Rédigé par : Michèle PAYS | 24 juin 2009 à 07:22
Pertinent, mais attention à ne pas tirer comme conclusion qu'il faudrait revenir aux bonnes vieilles pratiques d'antan.
L'exercice du pouvoir a changé et devra changer dans ses formes, c'est évident, car le rôle du président comme arbitre est devenu caduc. L'autisme de l'éxécutif est aujourd'hui encore une réalité, malgré les semblants de dialogue social, et il est remarquable de constater à quel point les conséquences en sont grandes.
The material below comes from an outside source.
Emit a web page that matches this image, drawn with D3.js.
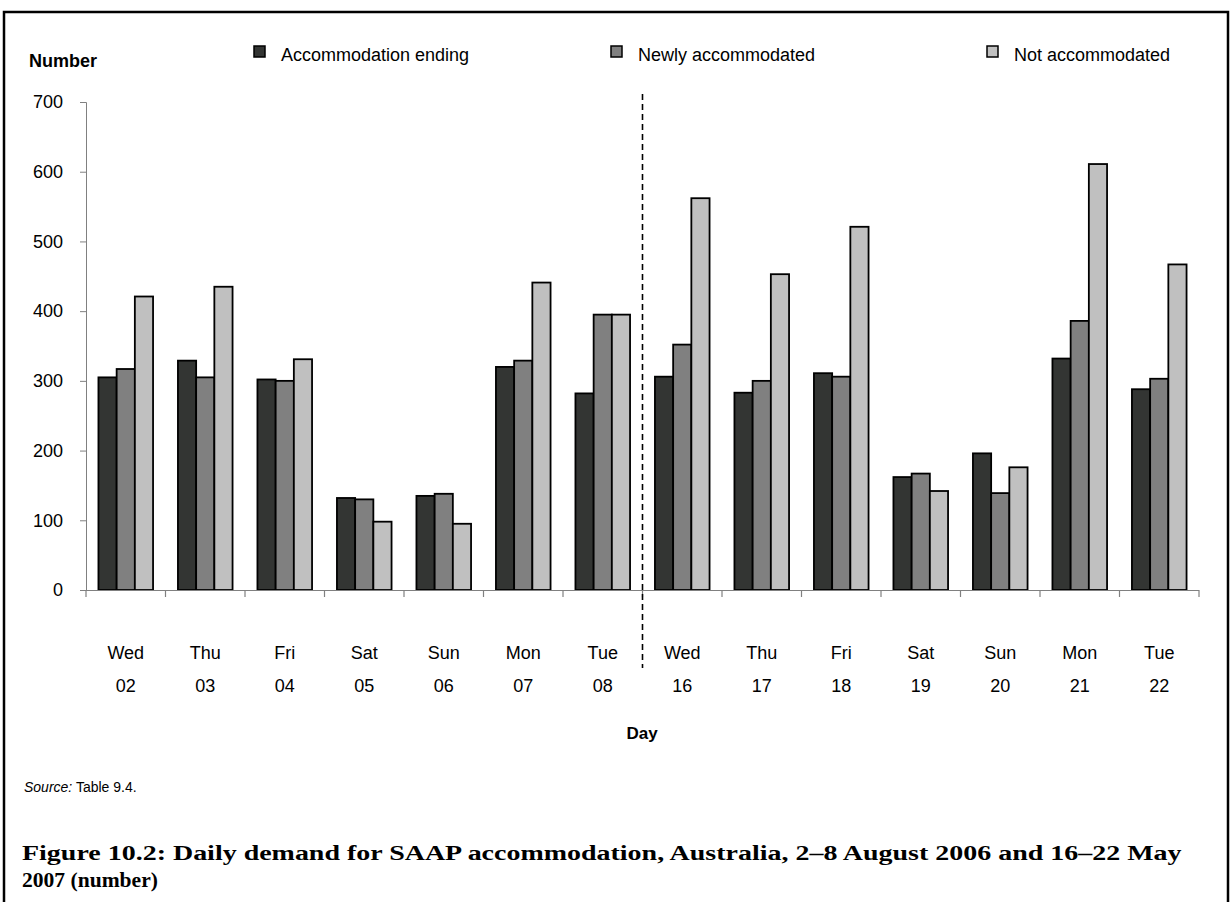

L'exemple de la réforme de la formation des enseignants ainsi que du statut des enseignants-chercheurs est éloquent: faute de dialogue, une réforme qui aurait pû être bonne nous a plongé, dans mon université, dans quatre mois de blocage.
Pour ce qui est de la division que provoquerait Sarkozy au sein du PS, ce n'est qu'à moitié vrai. Il ne fait, en réalité, que provoquer la démonstration de ce que l'on sait. Faute de réflexion de fond, enfermé dans la recherche de solutions pratiques et non de réponses éthiques, idéologiques, faute d'accepter de tirer les leçons de ses échecs, le PS est devenu un parti gestionnaire sans réelle unité philosophique, comme le prouvent les départs de Bockel ou Besson, ou encore le caractère inaudible du discours socialiste.
Dans une France qui se cherche, et qui cherche avant tout du sens, une France qui regarde "Bienvenue chez les chtis" et "Home", une France qui préfère le hérault de la joie de vivre Cohn-Bendit et la stature morale d'Eva Joly à l'excellente gestionnaire Martine Aubry, le PS parle encore d'emplois aidés et d'aides publiques.